### What you have to do
Print each line from the start of the records below up through the line where "yticks = [-1.0, 0.0, 1.0, 2.0]" is found, exactly as given.

### Data shown
========
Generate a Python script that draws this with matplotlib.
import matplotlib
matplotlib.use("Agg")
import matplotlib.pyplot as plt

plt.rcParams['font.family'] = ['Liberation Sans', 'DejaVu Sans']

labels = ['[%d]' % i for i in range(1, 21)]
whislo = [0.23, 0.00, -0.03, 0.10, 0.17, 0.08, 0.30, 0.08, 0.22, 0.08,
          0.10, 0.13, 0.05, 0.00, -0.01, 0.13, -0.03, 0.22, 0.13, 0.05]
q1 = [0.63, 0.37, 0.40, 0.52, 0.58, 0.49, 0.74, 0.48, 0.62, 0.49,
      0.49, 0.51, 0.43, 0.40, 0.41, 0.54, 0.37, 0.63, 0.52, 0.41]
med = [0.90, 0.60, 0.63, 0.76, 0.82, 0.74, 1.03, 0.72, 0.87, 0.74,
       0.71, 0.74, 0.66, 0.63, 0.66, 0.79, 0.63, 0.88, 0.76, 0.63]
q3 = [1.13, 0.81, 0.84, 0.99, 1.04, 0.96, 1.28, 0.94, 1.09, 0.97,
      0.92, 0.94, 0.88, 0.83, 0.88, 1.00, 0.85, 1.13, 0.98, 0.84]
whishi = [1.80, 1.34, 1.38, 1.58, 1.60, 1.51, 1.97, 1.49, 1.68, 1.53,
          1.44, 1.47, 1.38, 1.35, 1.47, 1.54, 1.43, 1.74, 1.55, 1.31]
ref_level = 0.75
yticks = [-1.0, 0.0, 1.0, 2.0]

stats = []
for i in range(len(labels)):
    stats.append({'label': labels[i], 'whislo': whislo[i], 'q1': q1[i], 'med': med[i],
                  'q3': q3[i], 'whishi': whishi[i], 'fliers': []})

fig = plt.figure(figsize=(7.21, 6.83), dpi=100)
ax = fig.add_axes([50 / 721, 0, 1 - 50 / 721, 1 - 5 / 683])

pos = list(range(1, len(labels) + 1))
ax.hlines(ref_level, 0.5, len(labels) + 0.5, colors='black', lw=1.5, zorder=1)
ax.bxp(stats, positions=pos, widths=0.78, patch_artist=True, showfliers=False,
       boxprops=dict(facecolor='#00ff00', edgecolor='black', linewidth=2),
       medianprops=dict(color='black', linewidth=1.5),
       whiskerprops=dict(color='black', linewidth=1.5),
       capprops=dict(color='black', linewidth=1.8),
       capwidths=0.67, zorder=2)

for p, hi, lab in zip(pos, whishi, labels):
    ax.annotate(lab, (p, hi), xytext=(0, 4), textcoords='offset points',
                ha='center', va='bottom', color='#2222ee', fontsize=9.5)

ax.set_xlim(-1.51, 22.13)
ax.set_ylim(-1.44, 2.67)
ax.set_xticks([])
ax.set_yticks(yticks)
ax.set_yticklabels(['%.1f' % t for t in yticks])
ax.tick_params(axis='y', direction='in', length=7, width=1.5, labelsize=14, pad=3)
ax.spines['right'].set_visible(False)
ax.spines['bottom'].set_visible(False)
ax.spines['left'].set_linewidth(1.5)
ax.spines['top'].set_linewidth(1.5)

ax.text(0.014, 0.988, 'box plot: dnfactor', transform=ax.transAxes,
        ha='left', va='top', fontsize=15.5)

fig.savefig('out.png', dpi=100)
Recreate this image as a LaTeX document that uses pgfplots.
========
### Solution for this exercise
Generate a Python script that draws this with matplotlib.
import matplotlib
matplotlib.use("Agg")
import matplotlib.pyplot as plt

plt.rcParams['font.family'] = ['Liberation Sans', 'DejaVu Sans']

labels = ['[%d]' % i for i in range(1, 21)]
whislo = [0.23, 0.00, -0.03, 0.10, 0.17, 0.08, 0.30, 0.08, 0.22, 0.08,
          0.10, 0.13, 0.05, 0.00, -0.01, 0.13, -0.03, 0.22, 0.13, 0.05]
q1 = [0.63, 0.37, 0.40, 0.52, 0.58, 0.49, 0.74, 0.48, 0.62, 0.49,
      0.49, 0.51, 0.43, 0.40, 0.41, 0.54, 0.37, 0.63, 0.52, 0.41]
med = [0.90, 0.60, 0.63, 0.76, 0.82, 0.74, 1.03, 0.72, 0.87, 0.74,
       0.71, 0.74, 0.66, 0.63, 0.66, 0.79, 0.63, 0.88, 0.76, 0.63]
q3 = [1.13, 0.81, 0.84, 0.99, 1.04, 0.96, 1.28, 0.94, 1.09, 0.97,
      0.92, 0.94, 0.88, 0.83, 0.88, 1.00, 0.85, 1.13, 0.98, 0.84]
whishi = [1.80, 1.34, 1.38, 1.58, 1.60, 1.51, 1.97, 1.49, 1.68, 1.53,
          1.44, 1.47, 1.38, 1.35, 1.47, 1.54, 1.43, 1.74, 1.55, 1.31]
ref_level = 0.75
yticks = [-1.0, 0.0, 1.0, 2.0]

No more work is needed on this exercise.